To my knowledge, Gibbs distribution (or more commonly called ‘Gibbs measure’, or ‘Boltzmann distribution’) means the probability of a microstate of a system, not the distribution of the particles in this system. If this is not GL means, that’s fine, we don’t need to debate on terminologies. But I do have some more comments. The phase space you mentioned is for microcanonical ensembles, in which the density of states is a constant, which means all microstates, no matter what macrostates it correspond to, have the same probability. This is true for microcanonical ensembles (or isolated systems), but not for canonical ensembles, which is exactly described by Gibbs measure. In the phase space of a canonical ensemble, the density of a certain microstate is not a constant, it can repeat for many times, and the density or probability of the microstate is proportional to the number of microstates of the reservoir which ‘coexist’ with it. When you consider this and do the calculation, you get the Gibbs measure.

We should distinguish ensemble language and distribution language. The former one is only interested in microstates of the whole system. It is so abstract that it never cares about what kind of system it is or the fate of a single particle in it, while this fate or distribution probability of a single particle is just the essential focus of the distribution language, and it’s result varies with the types of systems(classical, quantum, interacting or not, etc. ). And further, a given microstate in ensemble language has no ‘probability distribution’, cuz it’s totally determined, the so-called distribution is just a description of this state, and it can be way off the Boltzmann distribution, eg, some higher energy level may have more particles than some lower energy level.
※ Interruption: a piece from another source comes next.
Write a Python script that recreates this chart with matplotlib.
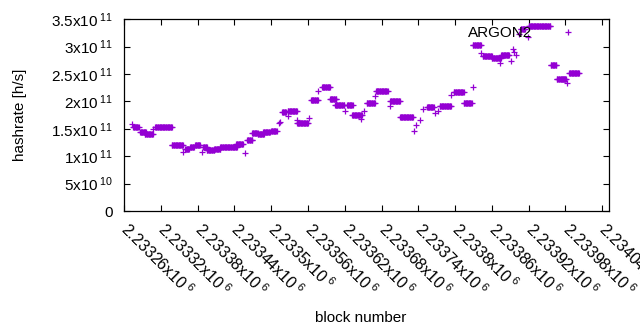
import numpy as np
import matplotlib.pyplot as plt

plt.rcParams['font.family'] = ['Liberation Sans', 'DejaVu Sans']
plt.rcParams['mathtext.fontset'] = 'custom'
plt.rcParams['mathtext.rm'] = 'Liberation Sans'
plt.rcParams['mathtext.it'] = 'Liberation Sans'

# runs of blocks with (almost) the same hashrate
run_start = [2233273, 2233275, 2233286, 2233294, 2233308, 2233311, 2233338, 2233357,
             2233360, 2233368, 2233376, 2233387, 2233389, 2233395, 2233407, 2233417,
             2233443, 2233457, 2233461, 2233469, 2233478, 2233487, 2233500, 2233512,
             2233514, 2233518, 2233527, 2233527, 2233542, 2233542, 2233561, 2233565,
             2233577, 2233583, 2233596, 2233604, 2233620, 2233624, 2233632, 2233646,
             2233651, 2233656, 2233670, 2233671, 2233694, 2233694, 2233710, 2233733,
             2233737, 2233743, 2233748, 2233754, 2233767, 2233772, 2233775, 2233794,
             2233798, 2233814, 2233829, 2233829, 2233842, 2233845, 2233860, 2233874,
             2233875, 2233891, 2233894, 2233896, 2233900, 2233905, 2233907, 2233919,
             2233920, 2233956, 2233966, 2233976, 2233983, 2233986]
run_end = [2233273, 2233284, 2233296, 2233307, 2233308, 2233338, 2233356, 2233357,
           2233366, 2233374, 2233384, 2233387, 2233395, 2233407, 2233417, 2233444,
           2233454, 2233457, 2233469, 2233478, 2233488, 2233498, 2233509, 2233512,
           2233514, 2233524, 2233527, 2233542, 2233542, 2233560, 2233561, 2233576,
           2233577, 2233596, 2233606, 2233619, 2233620, 2233633, 2233648, 2233646,
           2233651, 2233669, 2233670, 2233690, 2233694, 2233710, 2233731, 2233733,
           2233737, 2233743, 2233748, 2233765, 2233767, 2233772, 2233793, 2233794,
           2233814, 2233827, 2233829, 2233842, 2233842, 2233860, 2233875, 2233874,
           2233888, 2233891, 2233894, 2233896, 2233900, 2233905, 2233914, 2233919,
           2233955, 2233965, 2233976, 2233981, 2233983, 2234002]
run_value = [1.586, 1.531, 1.435, 1.413, 1.489, 1.526, 1.198, 1.081,
             1.125, 1.172, 1.203, 1.081, 1.172, 1.112, 1.125, 1.176,
             1.221, 1.052, 1.294, 1.416, 1.398, 1.435, 1.464, 1.599,
             1.628, 1.799, 1.732, 1.823, 1.659, 1.610, 1.701, 2.023,
             2.193, 2.255, 2.036, 1.927, 1.828, 1.927, 1.744, 1.672,
             1.828, 1.974, 2.096, 2.187, 1.914, 2.000, 1.708, 1.464,
             1.568, 1.659, 1.854, 1.890, 1.792, 1.828, 1.914, 2.114,
             2.164, 1.981, 2.255, 3.026, 2.886, 2.831, 2.802, 2.703,
             2.844, 2.734, 2.953, 2.904, 2.856, 3.239, 3.330, 3.177,
             3.372, 2.674, 2.419, 2.401, 2.328, 2.528]  # x10^11 h/s

x_ticks = [2233260, 2233320, 2233380, 2233440, 2233500, 2233560, 2233620,
           2233680, 2233740, 2233800, 2233860, 2233920, 2233980, 2234040]
x_tick_labels = ["2.23326", "2.23332", "2.23338", "2.23344", "2.2335", "2.23356",
                 "2.23362", "2.23368", "2.23374", "2.2338", "2.23386", "2.23392",
                 "2.23398", "2.23404"]
y_ticks = [0, 0.5e11, 1e11, 1.5e11, 2e11, 2.5e11, 3e11, 3.5e11]
y_tick_labels = ["0", "5x10$^{\\;10}$", "1x10$^{\\;11}$", "1.5x10$^{\\;11}$", "2x10$^{\\;11}$",
                 "2.5x10$^{\\;11}$", "3x10$^{\\;11}$", "3.5x10$^{\\;11}$"]

blocks = np.concatenate([np.arange(s, e + 1) for s, e in zip(run_start, run_end)])
rates = np.concatenate([np.full(e - s + 1, v) for s, e, v in zip(run_start, run_end, run_value)]) * 1e11

fig = plt.figure(figsize=(6.4, 3.3), dpi=100)
ax = fig.add_axes([0.19375, 0.3606, 0.7578, 0.5809])

ax.plot(blocks, rates, linestyle='none', marker='+', color='#9400D3',
        markersize=5, markeredgewidth=0.9, label='ARGON2')

ax.set_xlim(2233260, 2234051)
ax.set_ylim(0, 3.5e11)
ax.set_xticks(x_ticks)
ax.set_xticklabels([l + "x10$^{\\;6}$" for l in x_tick_labels], rotation=-45,
                   ha='left', va='center', rotation_mode='anchor', fontsize=11.5)
ax.set_yticks(y_ticks)
ax.set_yticklabels(y_tick_labels, fontsize=11)
ax.tick_params(direction='in', top=True, right=True, length=4, width=0.8)
ax.tick_params(axis='y', pad=8)
ax.tick_params(axis='x', pad=11)
for s in ax.spines.values():
    s.set_linewidth(0.9)

ax.set_xlabel("block number", fontsize=11)
ax.set_ylabel("hashrate [h/s]", fontsize=11)
ax.xaxis.set_label_coords(0.487, -0.52)
ax.yaxis.set_label_coords(-0.20, 0.5)

ax.legend(loc='upper right', bbox_to_anchor=(0.9526, 0.965), frameon=False,
          markerfirst=False, numpoints=1, handlelength=2.4, handletextpad=1.1,
          borderpad=0, borderaxespad=0, fontsize=11)

fig.savefig("out.png", dpi=100)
Some of us may confuse ‘Boltzmann distribution’ in ensenble language with that in distribution language. They have exactly the same mathematical form, but have very different meanings: one is for microstates of a system ensemble, one is for particles in a single system. Why they have the same form is just a coincidence, because ensembles are defined as classical and independent with each other, which is the same property of the particles in a classical non-interacting thermal system. But see, we have other kinds of thermal systems, eg, quantum boson or fermion system, and they do not obey Boltzmann distribution.